Peter Fleming was already a well respected author, and up to this point, Ian Fleming had avoided competing with him.

For whatever reason, Fleming needed a distraction. It was Anne who suggested he write something to amuse himself. The atmosphere at Goldeneye provided the perfect conditions. Amuse himself is precisely what he did. The book that Ian Fleming wrote in 1952 was CASINO ROYALE, the first adventure featuring a secret agent named James Bond.

At Goldeneye, Fleming initiated his standard operating procedure for writing the Bond books. Each day he rose about 7:30 a.m. and swam in his private cove. After returning for breakfast, his favorite meal of the day, he relaxed until 10:00 a.m.

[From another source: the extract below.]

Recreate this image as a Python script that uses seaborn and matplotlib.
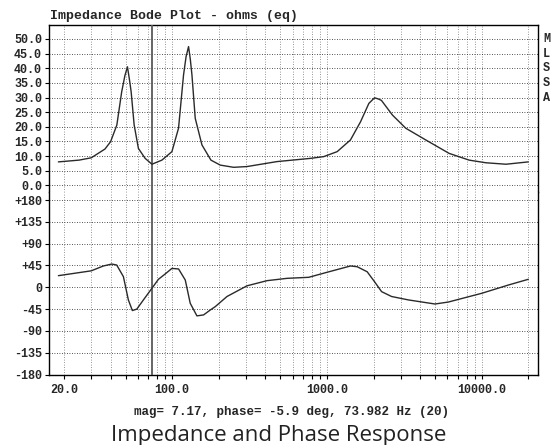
import numpy as np
import pandas as pd
import matplotlib
matplotlib.use("Agg")
import matplotlib.pyplot as plt
from matplotlib.ticker import FixedLocator, LogLocator, NullFormatter
import seaborn as sns

# impedance magnitude (ohms)
mag_freq = [18.4, 25, 30, 36.8, 40, 43.9, 47.2, 49.5, 51.4, 53, 54.3, 56.8, 60.5, 66.9, 74.0,
            85.8, 99.6, 109.9, 118.4, 123, 127.6, 131, 134.2, 140.9, 155.7, 178, 204.5,
            249.5, 304, 475, 782, 953, 1164, 1419, 1648, 1866, 2030, 2150, 2250, 2650,
            3230, 4350, 6160, 8300, 10640, 14350, 20000]
mag_ohm = [8.0, 8.6, 9.4, 12.4, 14.9, 20.6, 32.0, 37.5, 40.5, 36.0, 32.0, 20.6, 12.6, 9.2, 7.2,
           8.6, 11.5, 19.5, 37.7, 44.0, 47.4, 43.0, 37.7, 22.9, 13.8, 8.6, 6.9,
           6.15, 6.4, 8.1, 9.2, 9.8, 11.5, 15.5, 21.7, 28.0, 29.9, 29.5, 29.0, 24.0,
           19.5, 15.5, 10.9, 8.6, 7.7, 7.2, 8.0]

# phase (deg)
ph_freq = [18.4, 30, 35.9, 40.7, 43.8, 48.4, 52.1, 55.3, 59.1, 65.2, 74.0, 81.5, 90.1,
           99.6, 110, 121.5, 130.8, 144.5, 159.6, 176, 189.7, 226, 304, 410, 553, 762,
           1002, 1419, 1567, 1820, 2030, 2255, 2615, 3350, 4990, 6090, 10000, 14870, 20000]
ph_deg = [24, 34, 44, 48, 46, 22, -26, -48, -45, -26, -2, 16.5, 27.5,
          39, 37.8, 15, -33, -59, -57, -47, -40, -19, 3, 13.7, 18.5, 20.6,
          31, 44, 42.5, 32, 11.5, -9, -19, -26, -34.5, -30.4, -12.4, 4.7, 16.5]

mag_ticks = [0, 5, 10, 15, 20, 25, 30, 35, 40, 45, 50]
ph_ticks = [-180, -135, -90, -45, 0, 45, 90, 135, 180]
ph_labels = ["-180", "-135", "-90", "-45", "0", "+45", "+90", "+135", "+180"]
x_ticks = [20, 100, 1000, 10000]
x_labels = ["20.0", "100.0", "1000.0", "10000.0"]
side_letters = ["M", "L", "S", "S", "A"]
cursor_hz = 73.982

sns.set_theme(style="white")
plt.rcParams['font.family'] = ['Liberation Mono', 'DejaVu Sans Mono']
plt.rcParams['font.weight'] = 'bold'

W, H = 553, 445
fig = plt.figure(figsize=(W / 100, H / 100), dpi=100)
L, R = 49 / W, 538 / W
ax_m = fig.add_axes([L, 1 - 192 / H, R - L, (192 - 25) / H])
ax_p = fig.add_axes([L, 1 - 374.5 / H, R - L, (374.5 - 192) / H], sharex=ax_m)

df_m = pd.DataFrame({"f": mag_freq, "v": mag_ohm})
df_p = pd.DataFrame({"f": ph_freq, "v": ph_deg})
sns.lineplot(data=df_m, x="f", y="v", ax=ax_m, color="#2a2a2a", lw=1.0, sort=False, zorder=5)
sns.lineplot(data=df_p, x="f", y="v", ax=ax_p, color="#2a2a2a", lw=1.0, sort=False, zorder=5)

for ax in (ax_m, ax_p):
    ax.set_xscale("log")
    ax.set_xlim(16.0, 23100)
    ax.set_xlabel("")
    ax.set_ylabel("")
    ax.xaxis.set_major_locator(FixedLocator(x_ticks))
    ax.xaxis.set_minor_locator(LogLocator(base=10, subs=np.arange(2, 10)))
    ax.xaxis.set_minor_formatter(NullFormatter())
    ax.grid(True, which="both", axis="x", color="0.45", lw=0.6, ls=(0, (1, 2)))
    ax.grid(True, which="major", axis="y", color="0.1", lw=0.6, ls=(0, (1, 2)))
    ax.axvline(cursor_hz, color="0.35", lw=1.3, zorder=4)
    for s in ax.spines.values():
        s.set_color("black")
        s.set_linewidth(1.0)
    ax.tick_params(axis="y", which="major", left=True, length=3, width=0.8,
                   labelsize=8.5, pad=2, color="black")
    ax.tick_params(axis="x", which="both", bottom=True, length=3, width=0.8,
                   labelsize=8.5, color="black")
    ax.set_facecolor("white")

ax_m.set_ylim(-2.29, 54.78)
ax_m.set_yticks(mag_ticks)
ax_m.set_yticklabels([f"{t:.1f}" for t in mag_ticks])
ax_m.spines["bottom"].set_visible(False)
ax_m.tick_params(axis="x", which="both", bottom=False, labelbottom=False)

ax_p.set_ylim(-180, 196.7)
ax_p.set_yticks(ph_ticks)
ax_p.set_yticklabels(ph_labels)
ax_p.spines["top"].set_visible(False)
ax_p.set_xticklabels(x_labels)

for i, ch in enumerate(side_letters):
    ax_m.text(1.01, 50 - 5 * i, ch, transform=ax_m.get_yaxis_transform(),
              va="center", ha="left", fontsize=8.5, fontweight="bold")

fig.text(50 / W, 1 - 16 / H, "Impedance Bode Plot - ohms (eq)", fontsize=9.5,
         fontweight="bold", va="center", ha="left")
fig.text(292 / W, 1 - 412.5 / H, "mag= 7.17, phase= -5.9 deg, 73.982 Hz (20)",
         fontsize=9, fontweight="bold", va="center", ha="center")
fig.text(279 / W, 4 / H, "Impedance and Phase Response", fontsize=16,
         family=["Open Sans", "DejaVu Sans"], fontweight="normal",
         va="baseline", ha="center", color="#222222")

fig.savefig("out.png", dpi=100)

Then he would begin to type, using folio paper (forty-four lines to a full page, double-spaced). (Sometimes the paper would slip in the typewriter on the last line, invariably causing the row of words to slope down to the right.) Fleming composed at the typewriter as he worked. He finished around noon, after which he would sun himself or go snorkeling among the coral. After an afternoon nap, Fleming resumed work at the typewriter for about an hour. A day's work produced about 2,000 words. Next came supper, and afterwards, perhaps a relaxing visit from an island neighbor (such as Noel Coward). The next day the entire routine would be repeated, and so on, until the 70 to 80,000 words were on paper. Fleming never looked back at what he'd written. He emphasized that it was important to keep the plot
moving
,
and by dashing through the first draft in this way, he created the "sweeping" quality of the James Bond novels. Only when he stopped over in New York or returned to England would he look over his manuscript and revise, polish, and embellish. Using a ballpoint pen, he corrected words and passages. Sometimes he added inserts written in longhand on pieces of personal stationery. During the following months, he would add the rich detail associated with the Bond books, title the chapters, and finally turn in the finished manuscript to his publishers, Jonathan Cape, Ltd., in the fall.